▶ Goal of the exercise
Each entry below is to be written out exactly, and the pictures are to be left out.

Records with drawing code
****************

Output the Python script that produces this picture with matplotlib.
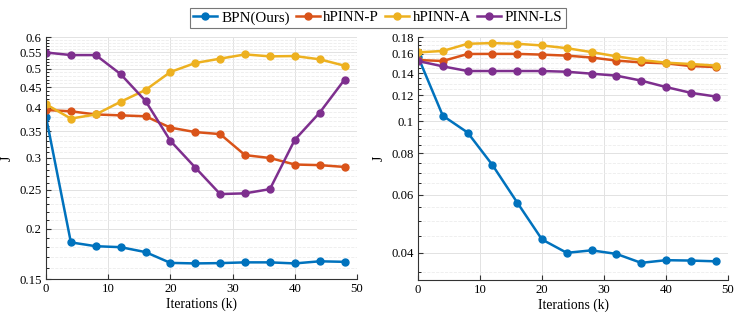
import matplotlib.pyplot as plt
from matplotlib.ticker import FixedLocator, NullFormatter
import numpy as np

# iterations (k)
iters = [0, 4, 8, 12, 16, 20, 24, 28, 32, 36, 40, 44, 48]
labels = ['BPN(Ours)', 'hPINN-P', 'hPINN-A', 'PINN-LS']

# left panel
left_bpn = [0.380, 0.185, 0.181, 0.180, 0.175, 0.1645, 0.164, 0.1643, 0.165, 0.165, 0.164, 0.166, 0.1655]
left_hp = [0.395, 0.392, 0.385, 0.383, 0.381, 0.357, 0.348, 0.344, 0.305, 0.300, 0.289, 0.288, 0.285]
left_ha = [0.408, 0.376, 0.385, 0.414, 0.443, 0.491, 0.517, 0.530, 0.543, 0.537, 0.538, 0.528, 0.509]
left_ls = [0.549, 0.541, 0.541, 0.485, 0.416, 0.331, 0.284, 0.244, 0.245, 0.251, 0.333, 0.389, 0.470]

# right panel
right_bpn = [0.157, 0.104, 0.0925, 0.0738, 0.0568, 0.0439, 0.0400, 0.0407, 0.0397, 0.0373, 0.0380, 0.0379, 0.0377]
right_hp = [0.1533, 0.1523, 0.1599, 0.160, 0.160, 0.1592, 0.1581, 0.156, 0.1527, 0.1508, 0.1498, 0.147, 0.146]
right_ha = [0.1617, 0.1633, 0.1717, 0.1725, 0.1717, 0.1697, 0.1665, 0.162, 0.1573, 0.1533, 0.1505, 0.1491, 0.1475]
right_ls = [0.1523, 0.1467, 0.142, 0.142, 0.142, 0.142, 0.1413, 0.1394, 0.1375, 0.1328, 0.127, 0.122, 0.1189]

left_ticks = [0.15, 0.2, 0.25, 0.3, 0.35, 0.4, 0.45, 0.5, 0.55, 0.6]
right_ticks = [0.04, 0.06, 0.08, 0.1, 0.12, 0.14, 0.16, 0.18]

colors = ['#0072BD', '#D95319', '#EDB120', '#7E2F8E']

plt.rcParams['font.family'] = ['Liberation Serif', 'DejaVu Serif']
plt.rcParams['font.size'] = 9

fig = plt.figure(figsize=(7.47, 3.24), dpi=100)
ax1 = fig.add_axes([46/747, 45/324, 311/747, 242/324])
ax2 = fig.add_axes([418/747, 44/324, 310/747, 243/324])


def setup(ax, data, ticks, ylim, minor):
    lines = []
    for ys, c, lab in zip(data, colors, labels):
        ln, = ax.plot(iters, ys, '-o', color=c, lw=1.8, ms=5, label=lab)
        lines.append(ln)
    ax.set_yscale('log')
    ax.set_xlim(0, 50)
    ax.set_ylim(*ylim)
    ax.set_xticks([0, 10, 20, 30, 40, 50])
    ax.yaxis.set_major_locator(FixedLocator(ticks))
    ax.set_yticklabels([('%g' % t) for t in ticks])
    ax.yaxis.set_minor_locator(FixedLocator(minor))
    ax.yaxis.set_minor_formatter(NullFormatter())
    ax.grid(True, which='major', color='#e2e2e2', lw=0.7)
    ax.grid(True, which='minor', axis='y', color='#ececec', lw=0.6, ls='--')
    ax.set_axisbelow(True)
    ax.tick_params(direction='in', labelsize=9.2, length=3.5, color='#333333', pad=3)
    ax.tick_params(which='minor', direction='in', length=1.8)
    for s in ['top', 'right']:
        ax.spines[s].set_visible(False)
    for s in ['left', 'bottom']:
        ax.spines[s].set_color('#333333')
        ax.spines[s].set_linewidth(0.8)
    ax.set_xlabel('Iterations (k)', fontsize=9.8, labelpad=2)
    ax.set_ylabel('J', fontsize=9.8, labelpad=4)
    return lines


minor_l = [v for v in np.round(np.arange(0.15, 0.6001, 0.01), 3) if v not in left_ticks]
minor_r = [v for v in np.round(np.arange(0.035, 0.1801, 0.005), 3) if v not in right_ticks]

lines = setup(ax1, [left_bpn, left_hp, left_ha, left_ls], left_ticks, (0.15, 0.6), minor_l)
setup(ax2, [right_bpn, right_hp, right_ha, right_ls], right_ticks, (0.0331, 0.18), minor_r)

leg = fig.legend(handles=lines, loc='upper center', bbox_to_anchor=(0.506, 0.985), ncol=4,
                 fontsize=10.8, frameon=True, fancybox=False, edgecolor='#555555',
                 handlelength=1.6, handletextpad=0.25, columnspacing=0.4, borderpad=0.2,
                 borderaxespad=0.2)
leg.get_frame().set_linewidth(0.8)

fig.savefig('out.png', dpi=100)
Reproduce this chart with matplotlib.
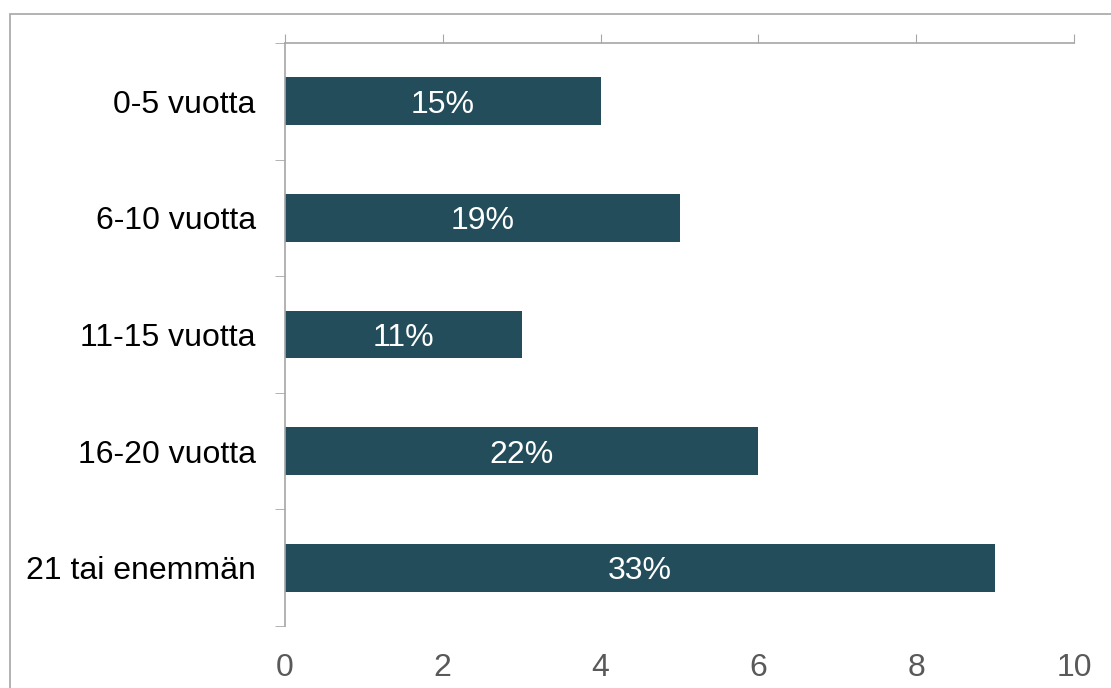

****************

▶ Result of this exercise
Output the Python script that produces this picture with matplotlib.
import matplotlib.pyplot as plt
from matplotlib.ticker import FixedLocator, NullFormatter
import numpy as np

# iterations (k)
iters = [0, 4, 8, 12, 16, 20, 24, 28, 32, 36, 40, 44, 48]
labels = ['BPN(Ours)', 'hPINN-P', 'hPINN-A', 'PINN-LS']

# left panel
left_bpn = [0.380, 0.185, 0.181, 0.180, 0.175, 0.1645, 0.164, 0.1643, 0.165, 0.165, 0.164, 0.166, 0.1655]
left_hp = [0.395, 0.392, 0.385, 0.383, 0.381, 0.357, 0.348, 0.344, 0.305, 0.300, 0.289, 0.288, 0.285]
left_ha = [0.408, 0.376, 0.385, 0.414, 0.443, 0.491, 0.517, 0.530, 0.543, 0.537, 0.538, 0.528, 0.509]
left_ls = [0.549, 0.541, 0.541, 0.485, 0.416, 0.331, 0.284, 0.244, 0.245, 0.251, 0.333, 0.389, 0.470]

# right panel
right_bpn = [0.157, 0.104, 0.0925, 0.0738, 0.0568, 0.0439, 0.0400, 0.0407, 0.0397, 0.0373, 0.0380, 0.0379, 0.0377]
right_hp = [0.1533, 0.1523, 0.1599, 0.160, 0.160, 0.1592, 0.1581, 0.156, 0.1527, 0.1508, 0.1498, 0.147, 0.146]
right_ha = [0.1617, 0.1633, 0.1717, 0.1725, 0.1717, 0.1697, 0.1665, 0.162, 0.1573, 0.1533, 0.1505, 0.1491, 0.1475]
right_ls = [0.1523, 0.1467, 0.142, 0.142, 0.142, 0.142, 0.1413, 0.1394, 0.1375, 0.1328, 0.127, 0.122, 0.1189]

left_ticks = [0.15, 0.2, 0.25, 0.3, 0.35, 0.4, 0.45, 0.5, 0.55, 0.6]
right_ticks = [0.04, 0.06, 0.08, 0.1, 0.12, 0.14, 0.16, 0.18]

colors = ['#0072BD', '#D95319', '#EDB120', '#7E2F8E']

plt.rcParams['font.family'] = ['Liberation Serif', 'DejaVu Serif']
plt.rcParams['font.size'] = 9

fig = plt.figure(figsize=(7.47, 3.24), dpi=100)
ax1 = fig.add_axes([46/747, 45/324, 311/747, 242/324])
ax2 = fig.add_axes([418/747, 44/324, 310/747, 243/324])


def setup(ax, data, ticks, ylim, minor):
    lines = []
    for ys, c, lab in zip(data, colors, labels):
        ln, = ax.plot(iters, ys, '-o', color=c, lw=1.8, ms=5, label=lab)
        lines.append(ln)
    ax.set_yscale('log')
    ax.set_xlim(0, 50)
    ax.set_ylim(*ylim)
    ax.set_xticks([0, 10, 20, 30, 40, 50])
    ax.yaxis.set_major_locator(FixedLocator(ticks))
    ax.set_yticklabels([('%g' % t) for t in ticks])
    ax.yaxis.set_minor_locator(FixedLocator(minor))
    ax.yaxis.set_minor_formatter(NullFormatter())
    ax.grid(True, which='major', color='#e2e2e2', lw=0.7)
    ax.grid(True, which='minor', axis='y', color='#ececec', lw=0.6, ls='--')
    ax.set_axisbelow(True)
    ax.tick_params(direction='in', labelsize=9.2, length=3.5, color='#333333', pad=3)
    ax.tick_params(which='minor', direction='in', length=1.8)
    for s in ['top', 'right']:
        ax.spines[s].set_visible(False)
    for s in ['left', 'bottom']:
        ax.spines[s].set_color('#333333')
        ax.spines[s].set_linewidth(0.8)
    ax.set_xlabel('Iterations (k)', fontsize=9.8, labelpad=2)
    ax.set_ylabel('J', fontsize=9.8, labelpad=4)
    return lines


minor_l = [v for v in np.round(np.arange(0.15, 0.6001, 0.01), 3) if v not in left_ticks]
minor_r = [v for v in np.round(np.arange(0.035, 0.1801, 0.005), 3) if v not in right_ticks]

lines = setup(ax1, [left_bpn, left_hp, left_ha, left_ls], left_ticks, (0.15, 0.6), minor_l)
setup(ax2, [right_bpn, right_hp, right_ha, right_ls], right_ticks, (0.0331, 0.18), minor_r)

leg = fig.legend(handles=lines, loc='upper center', bbox_to_anchor=(0.506, 0.985), ncol=4,
                 fontsize=10.8, frameon=True, fancybox=False, edgecolor='#555555',
                 handlelength=1.6, handletextpad=0.25, columnspacing=0.4, borderpad=0.2,
                 borderaxespad=0.2)
leg.get_frame().set_linewidth(0.8)

fig.savefig('out.png', dpi=100)
Reproduce this chart with matplotlib.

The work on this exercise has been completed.